REQUEST: Transcribe every entry word for word. Skip the pictures.

* Begin DATA RECORDS *

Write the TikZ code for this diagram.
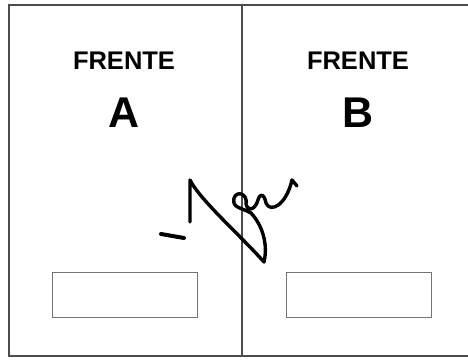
\documentclass[tikz,border=0pt]{standalone}
\usepackage{fontspec}
\setmainfont{Liberation Sans}
\begin{document}
\begin{tikzpicture}[x=1pt,y=-1pt,
  frame/.style={draw=black!70,line width=2.6pt},
  divider/.style={draw=black!70,line width=1.8pt},
  slot/.style={draw=black!55,line width=1.7pt},
  head/.style={font=\bfseries\fontsize{25.5}{25.5}\selectfont,inner sep=0pt,anchor=base},
  letter/.style={font=\bfseries\fontsize{43}{43}\selectfont,inner sep=0pt,anchor=base},
  sig/.style={draw=black,line width=3.4pt,line cap=round,line join=round}]
\useasboundingbox (0,0) rectangle (468,361);
\fill[white] (0,0) rectangle (468,361);
% outer frame (right side cropped)
\coordinate (tl) at (9,5);
\coordinate (tr) at (470,5);
\coordinate (bl) at (9,356);
\coordinate (br) at (470,356);
\draw[frame] (tr) -- (tl) -- (bl) -- (br);
\coordinate (mt) at (242,5);
\coordinate (mb) at (242,356);
\draw[divider] (mt) -- (mb);
% labels
\node[head] (fa) at (124,70) {FRENTE};
\node[letter] (la) at (124,127) {A};
\node[head] (fb) at (358,70) {FRENTE};
\node[letter] (lb) at (358,127) {B};
% slots
\node[slot,minimum width=145pt,minimum height=45pt,inner sep=0pt] (sa) at (125,295) {};
\node[slot,minimum width=145pt,minimum height=45pt,inner sep=0pt] (sb) at (359,295) {};
% signature
\draw[sig,line width=4pt] (161,234) -- (184,238);
\draw[sig] (190,222) -- (190,180) .. controls (200,200) and (240,235) .. (264,262)
  .. controls (268,245) and (263,226) .. (251,213)
  .. controls (240,207) and (232,208) .. (234,198)
  .. controls (237,190) and (248,194) .. (246,204)
  .. controls (248,212) and (255,210) .. (258,200)
  .. controls (260,193) and (264,193) .. (266,203)
  .. controls (270,213) and (286,206) .. (292,180) -- (297,186);
\end{tikzpicture}
\end{document}
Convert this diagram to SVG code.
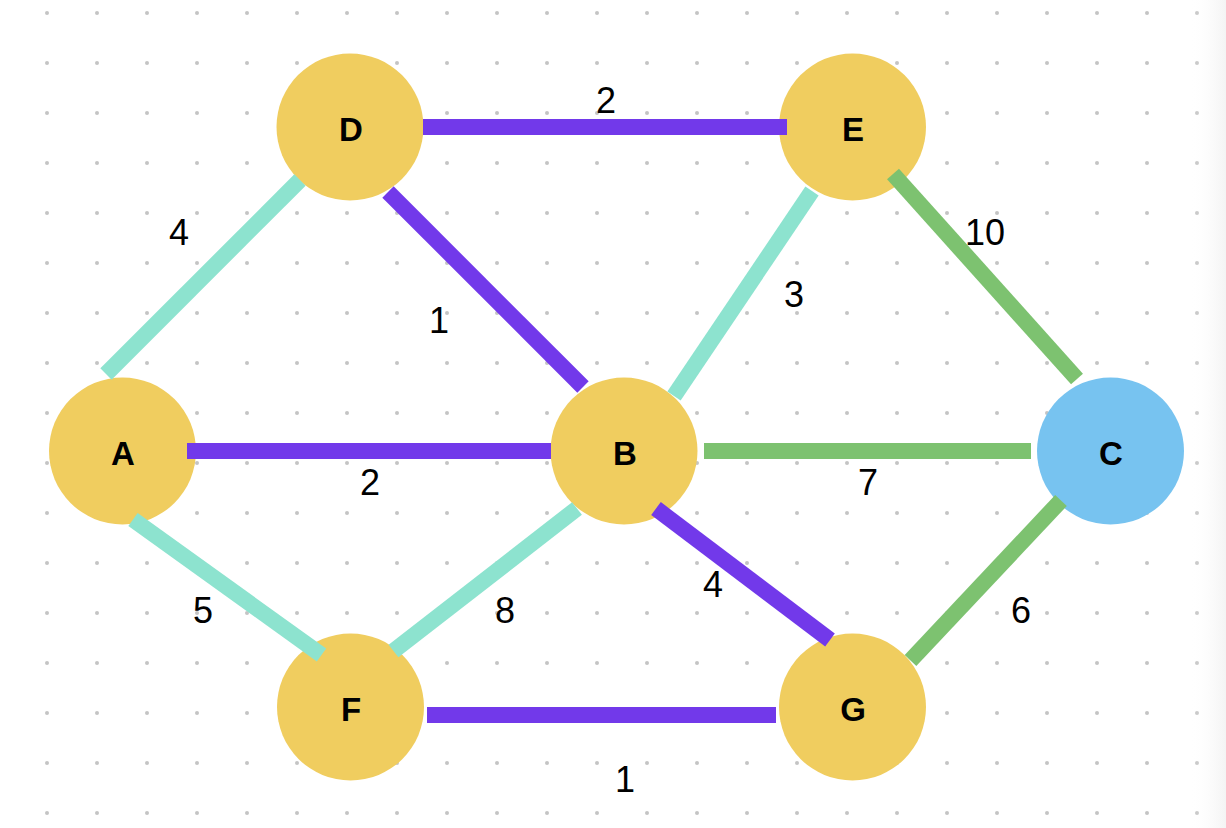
<svg xmlns="http://www.w3.org/2000/svg" width="1226" height="828" viewBox="0 0 1226 828">
  <defs>
    <pattern id="dots" patternUnits="userSpaceOnUse" x="22" y="-12" width="50" height="50">
      <circle cx="25" cy="25" r="2" fill="#c4c4c4"/>
    </pattern>
    <linearGradient id="edge" x1="0" y1="0" x2="1" y2="0">
      <stop offset="0" stop-color="#ffffff" stop-opacity="0"/>
      <stop offset="1" stop-color="#ececec" stop-opacity="0.6"/>
    </linearGradient>
  </defs>
  <style>
    .e { fill: none; stroke-width: 16; stroke-linecap: butt; }
    .p { stroke: #7239ea; }
    .t { stroke: #8de3cf; }
    .g { stroke: #7dc270; }
    .n { fill: #f0cd5f; }
    .nc { fill: #77c3f0; }
    .nl { font-family: "Liberation Sans", Arial, sans-serif; font-size: 33px; font-weight: bold; fill: #000; text-anchor: middle; }
    .el { font-family: "Liberation Sans", Arial, sans-serif; font-size: 36px; fill: #000; text-anchor: middle; }
  </style>
  <rect width="1226" height="828" fill="#ffffff"/>
  <rect width="1226" height="828" fill="url(#dots)"/>
  <rect x="1190" y="0" width="36" height="828" fill="url(#edge)"/>

  <g id="node-A"><circle class="n" cx="122.5" cy="451" r="73.5"/><text class="nl" x="123" y="465">A</text></g>
  <g id="node-B"><circle class="n" cx="624" cy="451" r="73.5"/><text class="nl" x="625" y="465">B</text></g>
  <g id="node-C"><circle class="nc" cx="1110.5" cy="451" r="73.5"/><text class="nl" x="1111" y="465">C</text></g>
  <g id="node-D"><circle class="n" cx="350" cy="127" r="73.5"/><text class="nl" x="351" y="141">D</text></g>
  <g id="node-E"><circle class="n" cx="852.5" cy="127" r="73.5"/><text class="nl" x="853" y="141">E</text></g>
  <g id="node-F"><circle class="n" cx="350.5" cy="707" r="73.5"/><text class="nl" x="351" y="721">F</text></g>
  <g id="node-G"><circle class="n" cx="852.5" cy="707" r="73.5"/><text class="nl" x="853" y="721">G</text></g>

  <g id="connectors">
    <line class="e p" x1="423" y1="127" x2="787" y2="127"/>
    <line class="e t" x1="106" y1="374" x2="300" y2="180"/>
    <line class="e p" x1="388" y1="192" x2="583" y2="387"/>
    <line class="e t" x1="812" y1="191" x2="674" y2="396"/>
    <line class="e g" x1="893" y1="174" x2="1077" y2="379"/>
    <line class="e p" x1="187" y1="451" x2="551" y2="451"/>
    <line class="e g" x1="704" y1="451" x2="1031" y2="451"/>
    <line class="e t" x1="133" y1="519.5" x2="321.5" y2="655"/>
    <line class="e t" x1="393.5" y1="651" x2="577" y2="508.5"/>
    <line class="e p" x1="656" y1="508.5" x2="830" y2="640"/>
    <line class="e g" x1="1061" y1="500.5" x2="910.5" y2="660.5"/>
    <line class="e p" x1="427" y1="715" x2="776" y2="715"/>

    <text class="el" x="606" y="113">2</text>
    <text class="el" x="179" y="245">4</text>
    <text class="el" x="439" y="333">1</text>
    <text class="el" x="794" y="307">3</text>
    <text class="el" x="985" y="245">10</text>
    <text class="el" x="370" y="495">2</text>
    <text class="el" x="868" y="495">7</text>
    <text class="el" x="203" y="623">5</text>
    <text class="el" x="505" y="623">8</text>
    <text class="el" x="713" y="597">4</text>
    <text class="el" x="1021" y="623">6</text>
    <text class="el" x="625" y="792">1</text>
  </g>
</svg>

* End DATA RECORDS *

REPLY TO THE EXERCISE:
Write the TikZ code for this diagram.
\documentclass[tikz,border=0pt]{standalone}
\usepackage{fontspec}
\setmainfont{Liberation Sans}
\begin{document}
\begin{tikzpicture}[x=1pt,y=-1pt,
  frame/.style={draw=black!70,line width=2.6pt},
  divider/.style={draw=black!70,line width=1.8pt},
  slot/.style={draw=black!55,line width=1.7pt},
  head/.style={font=\bfseries\fontsize{25.5}{25.5}\selectfont,inner sep=0pt,anchor=base},
  letter/.style={font=\bfseries\fontsize{43}{43}\selectfont,inner sep=0pt,anchor=base},
  sig/.style={draw=black,line width=3.4pt,line cap=round,line join=round}]
\useasboundingbox (0,0) rectangle (468,361);
\fill[white] (0,0) rectangle (468,361);
% outer frame (right side cropped)
\coordinate (tl) at (9,5);
\coordinate (tr) at (470,5);
\coordinate (bl) at (9,356);
\coordinate (br) at (470,356);
\draw[frame] (tr) -- (tl) -- (bl) -- (br);
\coordinate (mt) at (242,5);
\coordinate (mb) at (242,356);
\draw[divider] (mt) -- (mb);
% labels
\node[head] (fa) at (124,70) {FRENTE};
\node[letter] (la) at (124,127) {A};
\node[head] (fb) at (358,70) {FRENTE};
\node[letter] (lb) at (358,127) {B};
% slots
\node[slot,minimum width=145pt,minimum height=45pt,inner sep=0pt] (sa) at (125,295) {};
\node[slot,minimum width=145pt,minimum height=45pt,inner sep=0pt] (sb) at (359,295) {};
% signature
\draw[sig,line width=4pt] (161,234) -- (184,238);
\draw[sig] (190,222) -- (190,180) .. controls (200,200) and (240,235) .. (264,262)
  .. controls (268,245) and (263,226) .. (251,213)
  .. controls (240,207) and (232,208) .. (234,198)
  .. controls (237,190) and (248,194) .. (246,204)
  .. controls (248,212) and (255,210) .. (258,200)
  .. controls (260,193) and (264,193) .. (266,203)
  .. controls (270,213) and (286,206) .. (292,180) -- (297,186);
\end{tikzpicture}
\end{document}
Convert this diagram to SVG code.
<svg xmlns="http://www.w3.org/2000/svg" width="1226" height="828" viewBox="0 0 1226 828">
  <defs>
    <pattern id="dots" patternUnits="userSpaceOnUse" x="22" y="-12" width="50" height="50">
      <circle cx="25" cy="25" r="2" fill="#c4c4c4"/>
    </pattern>
    <linearGradient id="edge" x1="0" y1="0" x2="1" y2="0">
      <stop offset="0" stop-color="#ffffff" stop-opacity="0"/>
      <stop offset="1" stop-color="#ececec" stop-opacity="0.6"/>
    </linearGradient>
  </defs>
  <style>
    .e { fill: none; stroke-width: 16; stroke-linecap: butt; }
    .p { stroke: #7239ea; }
    .t { stroke: #8de3cf; }
    .g { stroke: #7dc270; }
    .n { fill: #f0cd5f; }
    .nc { fill: #77c3f0; }
    .nl { font-family: "Liberation Sans", Arial, sans-serif; font-size: 33px; font-weight: bold; fill: #000; text-anchor: middle; }
    .el { font-family: "Liberation Sans", Arial, sans-serif; font-size: 36px; fill: #000; text-anchor: middle; }
  </style>
  <rect width="1226" height="828" fill="#ffffff"/>
  <rect width="1226" height="828" fill="url(#dots)"/>
  <rect x="1190" y="0" width="36" height="828" fill="url(#edge)"/>

  <g id="node-A"><circle class="n" cx="122.5" cy="451" r="73.5"/><text class="nl" x="123" y="465">A</text></g>
  <g id="node-B"><circle class="n" cx="624" cy="451" r="73.5"/><text class="nl" x="625" y="465">B</text></g>
  <g id="node-C"><circle class="nc" cx="1110.5" cy="451" r="73.5"/><text class="nl" x="1111" y="465">C</text></g>
  <g id="node-D"><circle class="n" cx="350" cy="127" r="73.5"/><text class="nl" x="351" y="141">D</text></g>
  <g id="node-E"><circle class="n" cx="852.5" cy="127" r="73.5"/><text class="nl" x="853" y="141">E</text></g>
  <g id="node-F"><circle class="n" cx="350.5" cy="707" r="73.5"/><text class="nl" x="351" y="721">F</text></g>
  <g id="node-G"><circle class="n" cx="852.5" cy="707" r="73.5"/><text class="nl" x="853" y="721">G</text></g>

  <g id="connectors">
    <line class="e p" x1="423" y1="127" x2="787" y2="127"/>
    <line class="e t" x1="106" y1="374" x2="300" y2="180"/>
    <line class="e p" x1="388" y1="192" x2="583" y2="387"/>
    <line class="e t" x1="812" y1="191" x2="674" y2="396"/>
    <line class="e g" x1="893" y1="174" x2="1077" y2="379"/>
    <line class="e p" x1="187" y1="451" x2="551" y2="451"/>
    <line class="e g" x1="704" y1="451" x2="1031" y2="451"/>
    <line class="e t" x1="133" y1="519.5" x2="321.5" y2="655"/>
    <line class="e t" x1="393.5" y1="651" x2="577" y2="508.5"/>
    <line class="e p" x1="656" y1="508.5" x2="830" y2="640"/>
    <line class="e g" x1="1061" y1="500.5" x2="910.5" y2="660.5"/>
    <line class="e p" x1="427" y1="715" x2="776" y2="715"/>

    <text class="el" x="606" y="113">2</text>
    <text class="el" x="179" y="245">4</text>
    <text class="el" x="439" y="333">1</text>
    <text class="el" x="794" y="307">3</text>
    <text class="el" x="985" y="245">10</text>
    <text class="el" x="370" y="495">2</text>
    <text class="el" x="868" y="495">7</text>
    <text class="el" x="203" y="623">5</text>
    <text class="el" x="505" y="623">8</text>
    <text class="el" x="713" y="597">4</text>
    <text class="el" x="1021" y="623">6</text>
    <text class="el" x="625" y="792">1</text>
  </g>
</svg>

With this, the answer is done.